¡Ay, febrero! Ese mes que llega con la falsa promesa de la primavera, pero que en realidad nos golpea con la fuerza de un mamut lanudo en plena cuesta de enero… ¡perdón, de FEBRERO! Porque sí, amigos, la cuesta de enero es para amateurs. Febrero es donde la verdadera batalla campal contra nuestras finanzas tiene lugar.
Es en este mes, queridos lectores, cuando las tarjetas de crédito, cual ave fénix renacida de las cenizas de nuestras compras navideñas, resurgen con la factura a cuestas. Y no, no se trata de una pequeña factura con un par de caprichitos. No, señor. Es una factura kilométrica que detalla con precisión quirúrgica cada turrón, cada polvorón y cada villancico con lucecitas LED que adquirimos con la inocente alegría de diciembre.
Y como si esto fuera poco, febrero también es el mes elegido por Hacienda para el cierre del año, el pago del IVA y demás trámites burocráticos que nos hacen añorar la simplicidad de la vida en una cueva paleolítica.
Pero lo mejor viene después, amigos. Cuando, tras pagar hasta el último céntimo y hacer cuentas con la meticulosidad de un contable suizo, te das cuenta de la perversa realidad: el sistema está diseñado para mantenernos en un perpetuo estado de “casi-llegando-a-fin-de-mes”. Una especie de limbo financiero donde tenemos lo justo para vivir, pero nunca lo suficiente para
escapar de la rueda del hámster.
Y es que, seamos sinceros, ¿para qué ahorrar? Si total, cuanto más ganas, más pagas. Es como una carrera en la que la meta se aleja a medida que avanzas. Una especie de broma cósmica urdida por unos señores con trajes caros y cuentas bancarias en paraísos fiscales.

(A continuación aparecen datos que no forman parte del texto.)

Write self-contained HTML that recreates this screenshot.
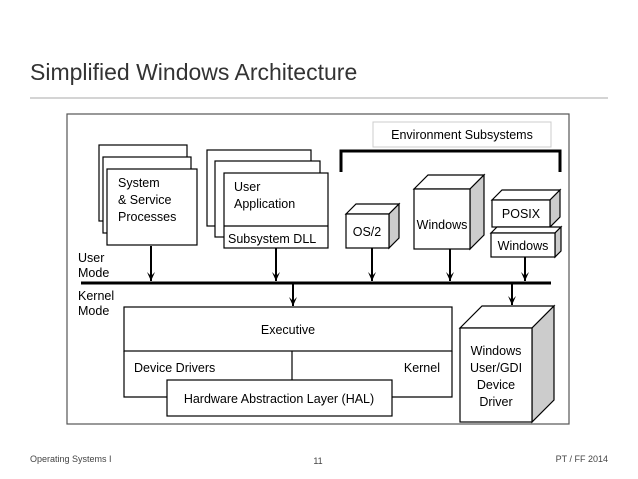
<!DOCTYPE html>
<html><head><meta charset="utf-8"><style>
body{margin:0;background:#fff;width:638px;height:479px;overflow:hidden}
svg{display:block;font-family:"Liberation Sans",sans-serif}
</style></head><body>
<svg width="638" height="479" viewBox="0 0 638 479">
<defs><marker id="a" markerWidth="10" markerHeight="8" refX="9" refY="4" orient="auto" markerUnits="userSpaceOnUse"><path d="M0,0 L9,4 L0,8 L4,4 Z" fill="#000"/></marker></defs>
<text x="30" y="80" font-size="23" fill="#333">Simplified Windows Architecture</text>
<line x1="30" y1="98" x2="608" y2="98" stroke="#aaa" stroke-width="1"/>
<rect x="67" y="114" width="502" height="310" fill="#fff" stroke="#555" stroke-width="1.2"/>
<g stroke="#000" stroke-width="1.2" fill="#fff">
<rect x="99" y="145" width="88" height="76"/>
<rect x="103" y="157" width="88" height="76"/>
<rect x="107" y="169" width="90" height="76"/>
<rect x="207" y="150" width="104" height="76"/>
<rect x="215" y="161" width="105" height="76"/>
<rect x="224" y="173" width="104" height="75"/>
<line x1="224" y1="226" x2="328" y2="226"/>
</g>
<g font-size="12.5" fill="#000">
<text x="118" y="187">System</text><text x="118" y="204">&amp; Service</text><text x="118" y="221">Processes</text>
<text x="234" y="191">User</text><text x="234" y="208">Application</text><text x="228" y="243">Subsystem DLL</text>
</g>
<rect x="373" y="122" width="178" height="25" fill="#fff" stroke="#ccc"/>
<text x="462" y="139" font-size="12.5" text-anchor="middle">Environment Subsystems</text>
<path d="M341,172 V151 H560 V172" fill="none" stroke="#000" stroke-width="3"/>
<g stroke="#000" stroke-width="1.2">
<path d="M346,214 L356,204 H399 L389,214 Z" fill="#fff"/><path d="M389,214 L399,204 V238 L389,248 Z" fill="#ccc"/><rect x="346" y="214" width="43" height="34" fill="#fff"/>
<path d="M414,189 L428,175 H484 L470,189 Z" fill="#fff"/><path d="M470,189 L484,175 V235 L470,249 Z" fill="#ccc"/><rect x="414" y="189" width="56" height="60" fill="#fff"/>
<path d="M492,200 L502,190 H560 L550,200 Z" fill="#fff"/><path d="M550,200 L560,190 V217 L550,227 Z" fill="#ccc"/><rect x="492" y="200" width="58" height="27" fill="#fff"/>
<path d="M491,233 L497,227 H561 L555,233 Z" fill="#fff"/><path d="M555,233 L561,227 V251 L555,257 Z" fill="#ccc"/><rect x="491" y="233" width="64" height="24" fill="#fff"/>
<path d="M460,328 L482,306 H554 L532,328 Z" fill="#fff"/><path d="M532,328 L554,306 V400 L532,422 Z" fill="#ccc"/><rect x="460" y="328" width="72" height="94" fill="#fff"/>
</g>
<g font-size="12.5" fill="#000" text-anchor="middle">
<text x="367" y="236">OS/2</text><text x="442" y="229">Windows</text><text x="521" y="218">POSIX</text><text x="523" y="250">Windows</text>
<text x="496" y="355">Windows</text><text x="496" y="372">User/GDI</text><text x="496" y="389">Device</text><text x="496" y="406">Driver</text>
</g>
<line x1="81" y1="283" x2="551" y2="283" stroke="#000" stroke-width="3"/>
<g stroke="#000" stroke-width="2" marker-end="url(#a)">
<line x1="151" y1="246" x2="151" y2="281"/><line x1="276" y1="248" x2="276" y2="281"/>
<line x1="372" y1="248" x2="372" y2="281"/><line x1="450" y1="249" x2="450" y2="281"/><line x1="525" y1="257" x2="525" y2="281"/>
<line x1="293" y1="284" x2="293" y2="306"/><line x1="512" y1="284" x2="512" y2="305"/>
</g>
<g font-size="12.5" fill="#000">
<text x="78" y="262">User</text><text x="78" y="277">Mode</text><text x="78" y="300">Kernel</text><text x="78" y="315">Mode</text>
</g>
<g stroke="#000" stroke-width="1.2" fill="none">
<rect x="124" y="307" width="328" height="44" fill="#fff"/>
<path d="M124,351 V397 H167 M392,397 H452 V351"/>
<line x1="292" y1="351" x2="292" y2="380"/>
<rect x="167" y="380" width="225" height="36" fill="#fff"/>
</g>
<g font-size="12.5" fill="#000">
<text x="288" y="334" text-anchor="middle">Executive</text>
<text x="134" y="372">Device Drivers</text><text x="440" y="372" text-anchor="end">Kernel</text>
<text x="279" y="403" text-anchor="middle">Hardware Abstraction Layer (HAL)</text>
</g>
<g font-size="9" fill="#444">
<text x="30" y="462">Operating Systems I</text><text x="318" y="464" text-anchor="middle">11</text><text x="608" y="462" text-anchor="end">PT / FF 2014</text>
</g>
</svg>
</body></html>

Sí, amigos, existe una pared invisible que nos impide acceder al Olimpo de los ricos. Una pared que solo unos pocos elegidos logran romper, ya sea por su ingenio, su suerte o, seamos realistas, por algún que otro atajo de dudosa moralidad. Y mientras tanto, el resto seguimos siendo la España de Rinconete y Cortadillo, intentando sobrevivir con ingenio y picaresca.
Así que, este febrero, os invito a un pequeño ejercicio de masoquismo financiero: coged una libreta y apuntad cada impuesto, directo o indirecto, que pagáis. Desde la gasolina hasta los pañales, pasando por la luz, el agua y el impuesto revolucionario por respirar. Luego, en diciembre, sumadlo todo y comparadlo con los servicios que recibimos a cambio.
Quizás entonces, solo quizás, empecemos a cuestionarnos si este sistema está realmente diseñado para el bien común o simplemente para mantenernos a todos bien ordeñaditos.